The mystery woman spotted on the bridge of the Costa Concordia before its disaster told prosecutors she had a “weakness” for the “charming and fascinating” — and married — skipper Francesco Schettino.

“Yes, it’s true. I am in love with Captain Schettino,” Domnica Cemortan, 25, said during six hours of grilling yesterday, Italian media reported.

Passengers saw Cemortan, a former Moldovan ballerina and cruise-ship dancer, laughing and in “high spirits” with Schettino, 52, in the ship’s restaurant just 30 minutes before it ran aground off the island of Giglio, killing 32 people.

Her relationship with Schettino, who has been dubbed “Captain Coward” for his role in the disaster, was unclear before yesterday.

The ship’s purser Manrico Giampedroni said he recalled an unidentified blonde on the bridge at the time of the crash but said he couldn’t remember many details.

“It was dark, and all that I could see was the instruments on the bridge. I remembered I was asked up because we were passing by Giglio,” he said.

Giampedroni, the last person rescued from the Concordia, said of Schettino and the crash, “Maybe at that moment he was distracted.”

Schettino told prosecutors that only authorized personnel were on the bridge. But Cemortan said she was there as “his guest . . . because I was in love with the captain.”

Cemortan had just finished a six-month stint as an “international hostess” on the Concordia and was traveling on her own ticket on the cruise that began Jan. 13.

The Italian ship’s owner said she had not yet checked into her cabin when the disaster occurred.

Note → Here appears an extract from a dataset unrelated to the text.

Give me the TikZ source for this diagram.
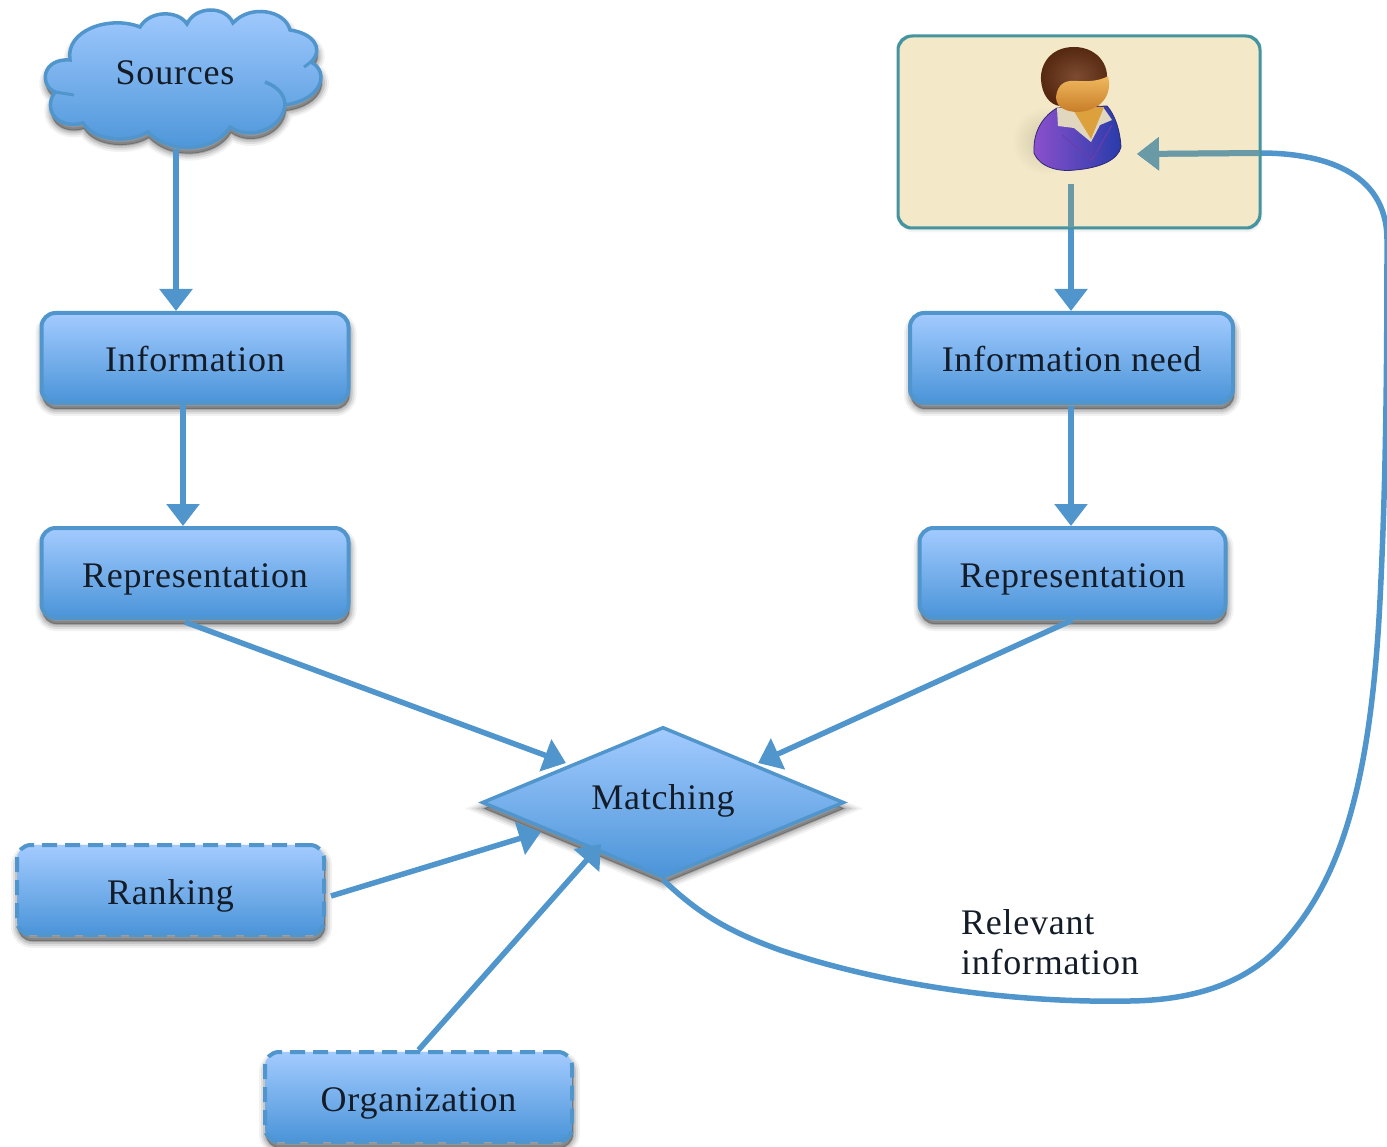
\documentclass[tikz,border=0pt]{standalone}
\usepackage{fontspec}
\setmainfont[LetterSpace=2.1]{Liberation Serif}
\usetikzlibrary{arrows.meta,shapes.geometric,shadows}
\definecolor{lineblue}{HTML}{5096CC}
\definecolor{topblue}{HTML}{A3CBFF}
\definecolor{botblue}{HTML}{4A94D8}
\definecolor{boxfill}{HTML}{F3E9C8}
\definecolor{boxline}{HTML}{44959F}
\definecolor{inboxline}{HTML}{6A9AA6}
\definecolor{inktext}{HTML}{141C28}
\definecolor{coatleft}{HTML}{8C50CD}
\definecolor{coatright}{HTML}{283CAA}
\definecolor{coatline}{HTML}{322878}
\definecolor{lapel}{HTML}{6E3CAA}
\definecolor{collar}{HTML}{E1D7BE}
\definecolor{neck}{HTML}{DCA03C}
\definecolor{hairin}{HTML}{7D4B32}
\definecolor{hairout}{HTML}{55280F}
\definecolor{facetop}{HTML}{F0B95F}
\definecolor{facebot}{HTML}{C87D28}
\definecolor{usershade}{HTML}{CFC7A8}
\tikzset{
  softshadow/.style={
    general shadow={shadow xshift=1pt,shadow yshift=-6pt,draw=black,solid,line width=14pt,draw opacity=.05,fill=black,fill opacity=.05},
    general shadow={shadow xshift=1pt,shadow yshift=-6pt,draw=black,solid,line width=10pt,draw opacity=.08,fill=black,fill opacity=.08},
    general shadow={shadow xshift=1pt,shadow yshift=-6pt,draw=black,solid,line width=6pt,draw opacity=.11,fill=black,fill opacity=.11},
    general shadow={shadow xshift=1pt,shadow yshift=-6pt,draw=black,solid,line width=2pt,draw opacity=.14,fill=black,fill opacity=.14}},
  bluefill/.style={draw=lineblue,line width=4pt,top color=topblue,bottom color=botblue,middle color=topblue!50!botblue},
  label text/.style={font=\fontsize{36}{40}\selectfont,text=inktext,text height=28pt,text depth=0pt},
  procbox/.style={softshadow,bluefill,rounded corners=14pt,minimum width=307pt,minimum height=90pt,label text,inner sep=0pt},
  dashbox/.style={procbox,dash pattern=on 15pt off 8pt},
  arrowline/.style={draw=lineblue,line width=6pt,-{Triangle[length=22pt,width=32pt]}},
  thinarrow/.style={draw=lineblue,line width=5.5pt,-{Triangle[length=22pt,width=33pt]}}
}
\begin{document}
\begin{tikzpicture}[x=1pt,y=-1pt]
\useasboundingbox (0,0) rectangle (1387,1147);
% cloud
\path[softshadow,bluefill,line width=3.5pt]
  (70,60) .. controls (65,30) and (110,15) .. (140,27)
  .. controls (150,10) and (178,10) .. (187,24)
  .. controls (195,6) and (225,5) .. (233,23)
  .. controls (250,4) and (285,10) .. (290,30)
  .. controls (312,33) and (325,48) .. (311,62)
  .. controls (330,72) and (322,100) .. (285,105)
  .. controls (283,127) and (252,142) .. (230,127)
  .. controls (215,152) and (170,155) .. (148,132)
  .. controls (130,143) and (95,142) .. (83,123)
  .. controls (58,130) and (42,110) .. (55,92)
  .. controls (39,85) and (42,58) .. (70,60) -- cycle;
\draw[lineblue,line width=3.5pt] (285,105) .. controls (285,95) and (278,87) .. (265,82);
\draw[lineblue,line width=3pt] (55,92) -- (74,95);
\draw[lineblue,line width=3pt] (311,62) -- (304,67);
\node[label text] (sources) at (175,71) {Sources};
\coordinate (cloudbot) at (176,149);
% boxes
\node[procbox] (info) at (195,358) {Information};
\node[procbox] (repl) at (195,573) {Representation};
\node[procbox,minimum width=323pt] (need) at (1071.5,358) {Information need};
\node[procbox,minimum width=306pt] (repr) at (1072.5,573) {Representation};
\node[dashbox] (ranking) at (170.5,890) {Ranking};
\node[dashbox] (org) at (418.5,1097) {Organization};
\node[softshadow,bluefill,line width=3.5pt,diamond,aspect=2.4,minimum width=362pt,minimum height=151pt,inner sep=0pt,label text] (match) at (663,802.5) {\raisebox{7pt}{Matching}};
% user box
\node[draw=boxline,line width=2pt,fill=boxfill,rounded corners=14pt,minimum width=361pt,minimum height=191pt,inner sep=0pt,
  general shadow={shadow xshift=1pt,shadow yshift=-3pt,fill=black,fill opacity=.06,draw=black,draw opacity=.04,line width=4pt}] (user) at (1079,132) {};
\coordinate (usertip) at (1137,154);
\coordinate (userbot) at (1071,184);
% connectors
\draw[arrowline] (cloudbot) -- (cloudbot |- info.north);
\draw[arrowline] (183,405) coordinate (infobot) -- (infobot |- repl.north);
\draw[arrowline] (1071,406) coordinate (needbot) -- (needbot |- repr.north);
\draw[arrowline] (userbot) -- (userbot |- need.north);
\coordinate (repltail) at (185,622);
\coordinate (rankingtail) at (331,896);
\coordinate (matchnw) at (566,763);
\coordinate (matchne) at (758,763);
\coordinate (matchw) at (541,832);
\coordinate (matchsw) at (601,844);
\draw[thinarrow] (repltail) -- (matchnw);
\draw[thinarrow] (repr.south) -- (matchne);
\draw[thinarrow] (rankingtail) -- (matchw);
\draw[thinarrow] (org.north) -- (matchsw);
\def\feedback{(match.south) .. controls (700,915) and (730,932) .. (780,950)
  .. controls (900,990) and (1030,1003) .. (1130,1001)
  .. controls (1200,1000) and (1250,980) .. (1283,943)
  .. controls (1335,885) and (1370,800) .. (1380,600)
  .. controls (1385,500) and (1387,400) .. (1387,240)
  .. controls (1387,170) and (1320,153) .. (1260,153) -- (usertip)}
\draw[draw=lineblue,line width=5.5pt,-{Triangle[length=22pt,width=32pt]}] \feedback;
% the part of the lines seen through the box
\begin{scope}
\clip[rounded corners=14pt] (user.north west) rectangle (user.south east);
\draw[draw=inboxline,line width=6pt,-{Triangle[length=22pt,width=32pt]}] (1260,153) -- (usertip);
\draw[draw=inboxline,line width=6pt] (userbot) -- (userbot |- need.north);
\end{scope}
\draw[boxline,line width=2pt,rounded corners=14pt] (user.north west) rectangle (user.south east);
% person
\path[inner color=usershade,outer color=boxfill] (1045,141) ellipse (33pt and 34pt);
\path[left color=coatleft,right color=coatright,draw=coatline,line width=.8pt]
  (1057,108) .. controls (1040,118) and (1033,135) .. (1034,153)
  .. controls (1040,168) and (1060,172) .. (1075,170)
  .. controls (1100,168) and (1118,160) .. (1121,147)
  .. controls (1120,130) and (1115,115) .. (1107,106) -- cycle;
\fill[collar] (1057,108) -- (1058,126) -- (1074,128) -- (1091,142) -- (1100,125) -- (1112,120) -- (1103,107) -- cycle;
\fill[neck] (1072,108) -- (1104,107) -- (1091,139) -- cycle;
\draw[lapel,line width=.9pt] (1062,135) -- (1092,160) (1092,142) -- (1092,160) -- (1112,125);
\path[inner color=hairin,outer color=hairout]
  (1074,47) .. controls (1050,47) and (1040,65) .. (1041,80)
  .. controls (1042,95) and (1050,105) .. (1060,106) -- (1105,85)
  .. controls (1112,70) and (1100,47) .. (1074,47) -- cycle;
\path[top color=facetop,bottom color=facebot]
  (1057,92) .. controls (1060,82) and (1068,80) .. (1078,81)
  .. controls (1090,82) and (1102,80) .. (1108,76)
  .. controls (1112,90) and (1106,110) .. (1078,112)
  .. controls (1062,112) and (1053,104) .. (1057,92) -- cycle;
% label
\node[font=\fontsize{36}{40}\selectfont,text=inktext,align=left,anchor=west,inner sep=0pt] (relevant) at (961,942) {Relevant\\[0pt]information};
\end{tikzpicture}
\end{document}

But investigators revealed yesterday that divers found her lingerie, makeup bag and other items in the captain’s cabin.

Cemortan, one of the first off the crippled ship, reiterated her claim that the captain was a hero because he had saved almost all of the ship’s 4,200 passengers and crew.

“It’s not right to destroy his image. Everyone is ganging up on him,” she told the newspaper La Stampa.